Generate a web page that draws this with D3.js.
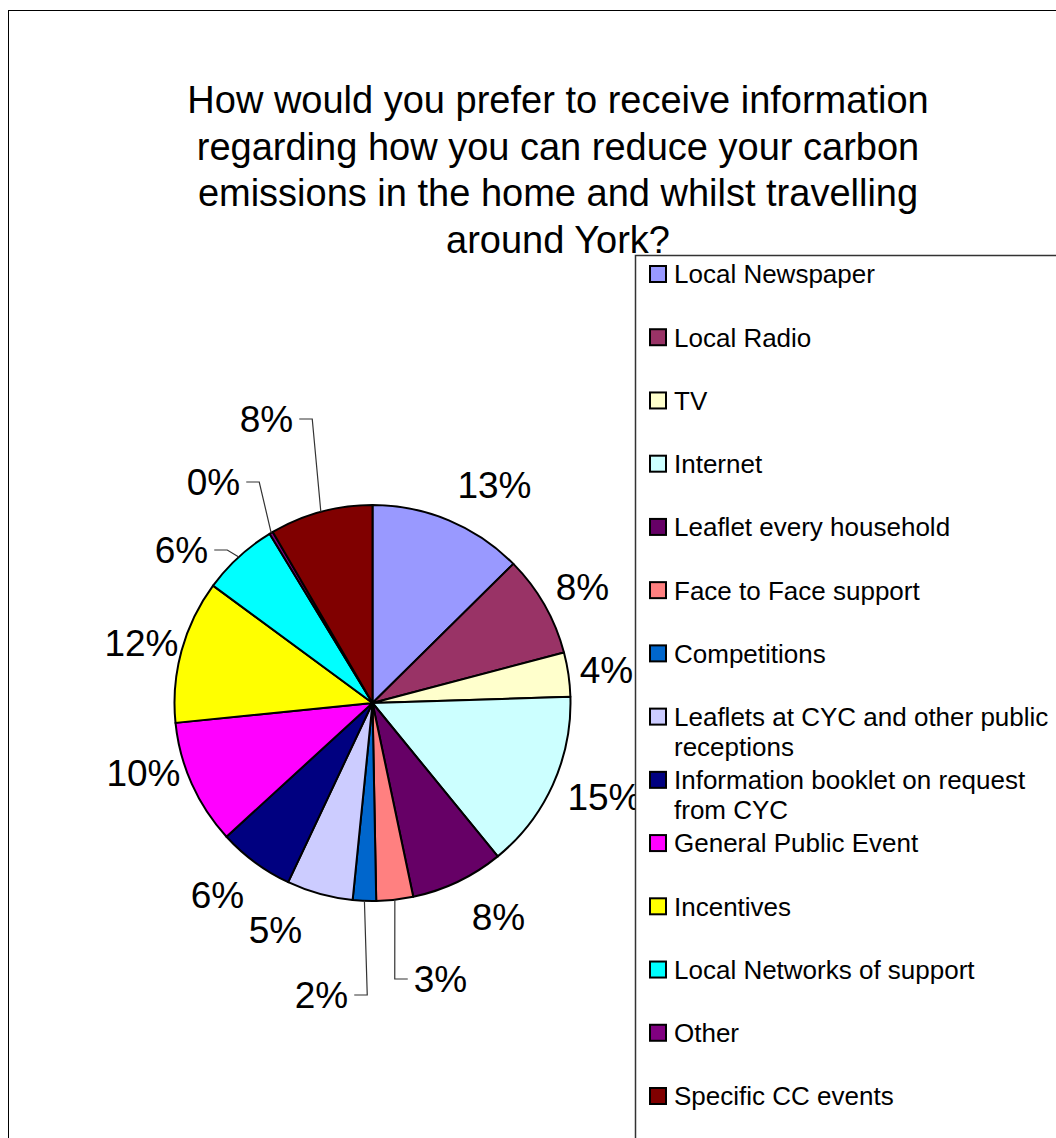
<!DOCTYPE html>
<html>
<head>
<meta charset="utf-8">
<script src="https://cdn.jsdelivr.net/npm/d3@7/dist/d3.min.js"></script>
<style>
  html, body { margin: 0; padding: 0; background: #fff; }
  svg { display: block; }
</style>
</head>
<body>
<script>
// Survey answers: preferred channel for carbon-reduction information (share of responses, %)
const categories = [
  "Local Newspaper",
  "Local Radio",
  "TV",
  "Internet",
  "Leaflet every household",
  "Face to Face support",
  "Competitions",
  "Leaflets at CYC and other public receptions",
  "Information booklet on request from CYC",
  "General Public Event",
  "Incentives",
  "Local Networks of support",
  "Other",
  "Specific CC events"
];
const shares = [12.6, 8.3, 3.6, 14.6, 7.6, 3.0, 1.9, 5.4, 6.2, 10.2, 11.7, 6.2, 0.3, 8.4];
const sliceColors = [
  "#9999FF", "#993366", "#FFFFCC", "#CCFFFF", "#660066", "#FF8080", "#0066CC",
  "#CCCCFF", "#000080", "#FF00FF", "#FFFF00", "#00FFFF", "#800080", "#800000"
];
const titleLines = [
  "How would you prefer to receive information",
  "regarding how you can reduce your carbon",
  "emissions in the home and whilst travelling",
  "around York?"
];

const W = 1056, H = 1138;
const FONT = "'Liberation Sans', Arial, Helvetica, sans-serif";

const data = categories.map((c, i) => ({ name: c, value: shares[i], color: sliceColors[i] }));
const total = d3.sum(shares);
const pct = v => Math.round(v / total * 100) + "%";

const svg = d3.select("body").append("svg")
  .attr("width", W).attr("height", H)
  .style("font-family", FONT);

// chart area frame
svg.append("rect")
  .attr("x", 8.5).attr("y", 10.5)
  .attr("width", 1200).attr("height", 1300)
  .attr("fill", "#fff").attr("stroke", "#000").attr("stroke-width", 1);

// title
svg.append("g").selectAll("text")
  .data(titleLines)
  .join("text")
  .attr("x", 558)
  .attr("y", (d, i) => 113 + i * 46.5)
  .attr("text-anchor", "middle")
  .attr("font-size", 38)
  .attr("fill", "#000")
  .text(d => d);

// pie
const cx = 372.5, cy = 703, R = 198;
const pie = d3.pie().sort(null).value(d => d.value);
const arcs = pie(data);
const arcGen = d3.arc().innerRadius(0).outerRadius(R);

const pg = svg.append("g").attr("transform", `translate(${cx},${cy})`);
pg.selectAll("path.slice")
  .data(arcs)
  .join("path")
  .attr("class", "slice")
  .attr("d", arcGen)
  .attr("fill", d => d.data.color)
  .attr("stroke", "#000")
  .attr("stroke-width", 2)
  .attr("stroke-linejoin", "round");

// data-label placement relative to the pie centre; "leader" marks labels pulled
// away from their slice and joined to it with an elbow line
const labelPlacement = [
  { dx: 122, dy: -218 },
  { dx: 210, dy: -116 },
  { dx: 234, dy: -33 },
  { dx: 232, dy: 94 },
  { dx: 126, dy: 214 },
  { dx: 68, dy: 276, leader: true },
  { dx: -51, dy: 292, leader: true },
  { dx: -97, dy: 227 },
  { dx: -155, dy: 192 },
  { dx: -229, dy: 70 },
  { dx: -231, dy: -60 },
  { dx: -191, dy: -153, leader: true },
  { dx: -159, dy: -221, leader: true },
  { dx: -106, dy: -284, leader: true }
];

const LABEL_SIZE = 37;
const lg = pg.append("g");
arcs.forEach((a, i) => {
  const p = labelPlacement[i];
  const t = lg.append("text")
    .attr("x", p.dx)
    .attr("y", p.dy + LABEL_SIZE * 0.358)
    .attr("text-anchor", "middle")
    .attr("font-size", LABEL_SIZE)
    .attr("fill", "#000")
    .text(pct(a.data.value));
  if (p.leader) {
    const w = t.node().getComputedTextLength();
    const mid = (a.startAngle + a.endAngle) / 2;
    const ax = R * Math.sin(mid), ay = -R * Math.cos(mid);
    const right = p.dx > ax;
    const endX = right ? p.dx - w / 2 - 6 : p.dx + w / 2 + 6;
    const elbowX = right ? endX - 13 : endX + 13;
    lg.append("path")
      .attr("d", d3.line()([[ax, ay], [elbowX, p.dy], [endX, p.dy]]))
      .attr("fill", "none")
      .attr("stroke", "#333")
      .attr("stroke-width", 1.2);
  }
});

// legend
const legend = svg.append("g");
legend.append("rect")
  .attr("x", 635.5).attr("y", 255.5)
  .attr("width", 600).attr("height", 1000)
  .attr("fill", "#fff").attr("stroke", "#333").attr("stroke-width", 1.5);

const rowY = d3.scaleLinear().domain([0, categories.length - 1]).range([274, 1096]);
const LEG_SIZE = 26, MAX_W = 395;

data.forEach((d, i) => {
  const y = rowY(i);
  legend.append("rect")
    .attr("x", 650).attr("y", y - 8)
    .attr("width", 16).attr("height", 16)
    .attr("fill", d.color).attr("stroke", "#000").attr("stroke-width", 2);

  const t = legend.append("text")
    .attr("x", 674).attr("y", y + LEG_SIZE * 0.36)
    .attr("font-size", LEG_SIZE).attr("fill", "#000");
  // word-wrap long entries onto a second line
  const words = d.name.split(" ");
  let line = [], lineNo = 0;
  let ts = t.append("tspan").attr("x", 674).attr("dy", 0);
  words.forEach(wd => {
    line.push(wd);
    ts.text(line.join(" "));
    if (ts.node().getComputedTextLength() > MAX_W && line.length > 1) {
      line.pop();
      ts.text(line.join(" "));
      line = [wd];
      lineNo++;
      ts = t.append("tspan").attr("x", 674).attr("dy", 30).text(wd);
    }
  });
});
</script>
</body>
</html>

◆ ◆ ◆ ◆ ◆ ◆ ◆

Exercise goal:
Extract the full listing above verbatim; pictures are to be left out of the copy.

Final result:
Generate a web page that draws this with D3.js.
<!DOCTYPE html>
<html>
<head>
<meta charset="utf-8">
<script src="https://cdn.jsdelivr.net/npm/d3@7/dist/d3.min.js"></script>
<style>
  html, body { margin: 0; padding: 0; background: #fff; }
  svg { display: block; }
</style>
</head>
<body>
<script>
// Survey answers: preferred channel for carbon-reduction information (share of responses, %)
const categories = [
  "Local Newspaper",
  "Local Radio",
  "TV",
  "Internet",
  "Leaflet every household",
  "Face to Face support",
  "Competitions",
  "Leaflets at CYC and other public receptions",
  "Information booklet on request from CYC",
  "General Public Event",
  "Incentives",
  "Local Networks of support",
  "Other",
  "Specific CC events"
];
const shares = [12.6, 8.3, 3.6, 14.6, 7.6, 3.0, 1.9, 5.4, 6.2, 10.2, 11.7, 6.2, 0.3, 8.4];
const sliceColors = [
  "#9999FF", "#993366", "#FFFFCC", "#CCFFFF", "#660066", "#FF8080", "#0066CC",
  "#CCCCFF", "#000080", "#FF00FF", "#FFFF00", "#00FFFF", "#800080", "#800000"
];
const titleLines = [
  "How would you prefer to receive information",
  "regarding how you can reduce your carbon",
  "emissions in the home and whilst travelling",
  "around York?"
];

const W = 1056, H = 1138;
const FONT = "'Liberation Sans', Arial, Helvetica, sans-serif";

const data = categories.map((c, i) => ({ name: c, value: shares[i], color: sliceColors[i] }));
const total = d3.sum(shares);
const pct = v => Math.round(v / total * 100) + "%";

const svg = d3.select("body").append("svg")
  .attr("width", W).attr("height", H)
  .style("font-family", FONT);

// chart area frame
svg.append("rect")
  .attr("x", 8.5).attr("y", 10.5)
  .attr("width", 1200).attr("height", 1300)
  .attr("fill", "#fff").attr("stroke", "#000").attr("stroke-width", 1);

// title
svg.append("g").selectAll("text")
  .data(titleLines)
  .join("text")
  .attr("x", 558)
  .attr("y", (d, i) => 113 + i * 46.5)
  .attr("text-anchor", "middle")
  .attr("font-size", 38)
  .attr("fill", "#000")
  .text(d => d);

// pie
const cx = 372.5, cy = 703, R = 198;
const pie = d3.pie().sort(null).value(d => d.value);
const arcs = pie(data);
const arcGen = d3.arc().innerRadius(0).outerRadius(R);

const pg = svg.append("g").attr("transform", `translate(${cx},${cy})`);
pg.selectAll("path.slice")
  .data(arcs)
  .join("path")
  .attr("class", "slice")
  .attr("d", arcGen)
  .attr("fill", d => d.data.color)
  .attr("stroke", "#000")
  .attr("stroke-width", 2)
  .attr("stroke-linejoin", "round");

// data-label placement relative to the pie centre; "leader" marks labels pulled
// away from their slice and joined to it with an elbow line
const labelPlacement = [
  { dx: 122, dy: -218 },
  { dx: 210, dy: -116 },
  { dx: 234, dy: -33 },
  { dx: 232, dy: 94 },
  { dx: 126, dy: 214 },
  { dx: 68, dy: 276, leader: true },
  { dx: -51, dy: 292, leader: true },
  { dx: -97, dy: 227 },
  { dx: -155, dy: 192 },
  { dx: -229, dy: 70 },
  { dx: -231, dy: -60 },
  { dx: -191, dy: -153, leader: true },
  { dx: -159, dy: -221, leader: true },
  { dx: -106, dy: -284, leader: true }
];

const LABEL_SIZE = 37;
const lg = pg.append("g");
arcs.forEach((a, i) => {
  const p = labelPlacement[i];
  const t = lg.append("text")
    .attr("x", p.dx)
    .attr("y", p.dy + LABEL_SIZE * 0.358)
    .attr("text-anchor", "middle")
    .attr("font-size", LABEL_SIZE)
    .attr("fill", "#000")
    .text(pct(a.data.value));
  if (p.leader) {
    const w = t.node().getComputedTextLength();
    const mid = (a.startAngle + a.endAngle) / 2;
    const ax = R * Math.sin(mid), ay = -R * Math.cos(mid);
    const right = p.dx > ax;
    const endX = right ? p.dx - w / 2 - 6 : p.dx + w / 2 + 6;
    const elbowX = right ? endX - 13 : endX + 13;
    lg.append("path")
      .attr("d", d3.line()([[ax, ay], [elbowX, p.dy], [endX, p.dy]]))
      .attr("fill", "none")
      .attr("stroke", "#333")
      .attr("stroke-width", 1.2);
  }
});

// legend
const legend = svg.append("g");
legend.append("rect")
  .attr("x", 635.5).attr("y", 255.5)
  .attr("width", 600).attr("height", 1000)
  .attr("fill", "#fff").attr("stroke", "#333").attr("stroke-width", 1.5);

const rowY = d3.scaleLinear().domain([0, categories.length - 1]).range([274, 1096]);
const LEG_SIZE = 26, MAX_W = 395;

data.forEach((d, i) => {
  const y = rowY(i);
  legend.append("rect")
    .attr("x", 650).attr("y", y - 8)
    .attr("width", 16).attr("height", 16)
    .attr("fill", d.color).attr("stroke", "#000").attr("stroke-width", 2);

  const t = legend.append("text")
    .attr("x", 674).attr("y", y + LEG_SIZE * 0.36)
    .attr("font-size", LEG_SIZE).attr("fill", "#000");
  // word-wrap long entries onto a second line
  const words = d.name.split(" ");
  let line = [], lineNo = 0;
  let ts = t.append("tspan").attr("x", 674).attr("dy", 0);
  words.forEach(wd => {
    line.push(wd);
    ts.text(line.join(" "));
    if (ts.node().getComputedTextLength() > MAX_W && line.length > 1) {
      line.pop();
      ts.text(line.join(" "));
      line = [wd];
      lineNo++;
      ts = t.append("tspan").attr("x", 674).attr("dy", 30).text(wd);
    }
  });
});
</script>
</body>
</html>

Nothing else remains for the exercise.